China created 12.7 million urban jobs in 2012 – ministry
China created 12.7 million new jobs in urban areas in 2012, the Ministry of Human Resources and Social Security, said on Friday.
The increase from 2011’s 12.2 million new urban jobs left China’s urban jobless rate steady at 4.1 percent at the end of 2012 – the 10th straight quarter officials say it has been at that level.
The urban jobless rate is China’s only official unemployment indicator, but analysts say it grossly underestimates the true level of unemployment because it excludes about 250 million migrant workers from its surveys.
The National Bureau of Statistics said last week that China had created 11.9 million jobs in 2012 in urban areas. The differing numbers highlight the discrepancies in China’s employment data which feed analysts’ doubts.

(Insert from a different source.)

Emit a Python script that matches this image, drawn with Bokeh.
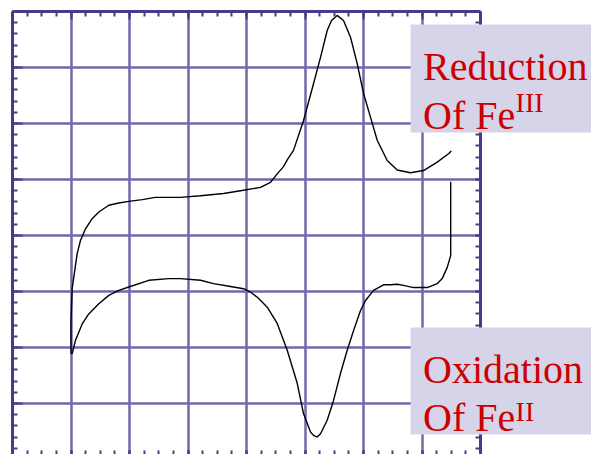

Economists at Nomura in Hong Kong said other data signalled that China’s labour market had tightened in the fourth quarter of 2012, with an index of the ratio of urban labour demand to supply rising to 1.08 from 1.05 in Q3 – its highest since the index was first published in 2002.
A group of about 20 migrant workers from Dalian in China’s northeastern Liaoning province were demonstrating outside the labour ministry on Friday as the jobless data was presented at a news conference, demanding the ministry help them collect unpaid wages after completing work on a construction project.
China’s migrant workers are the backbone of the country’s labour force, working mainly in low paid jobs on construction sites and in factories.
Beijing has mandated that minimum wages rise at least 13 percent a year during the course of the current five-year plan that runs to 2015.
The same plan mandates annual increases in urban and rural household incomes of more than 7 percent, which would result in them doubling over 10 years.
The labour ministry said on Friday that 25 of China’s 32 provinces raised minimum wages at an average of 20.2 percent in 2012.
In 2011, 24 provinces increased minimum wages by an average of 22 percent. In 2010, 30 provinces delivered increases of an average of 22.8 percent.
The most recent data available shows minimum wages in 2011 ranged from 1,500 yuan (152.79 pounds) per month in Shenzhen, the highest, to 870 yuan in Chongqing, the lowest.
The disparity of incomes has become a politically sensitive issue in China over the last decade as the gap between rich and poor has widened into a chasm.
About 13 percent of China’s 1.3 billion people still live on less than $1.25 (79 pence) per day according to the United Nations Development Programme and average urban disposable income is just 21,810 yuan a year.
Meanwhile China has 2.7 million U.S. dollar millionaires and 251 billionaires, according to the Hurun Report.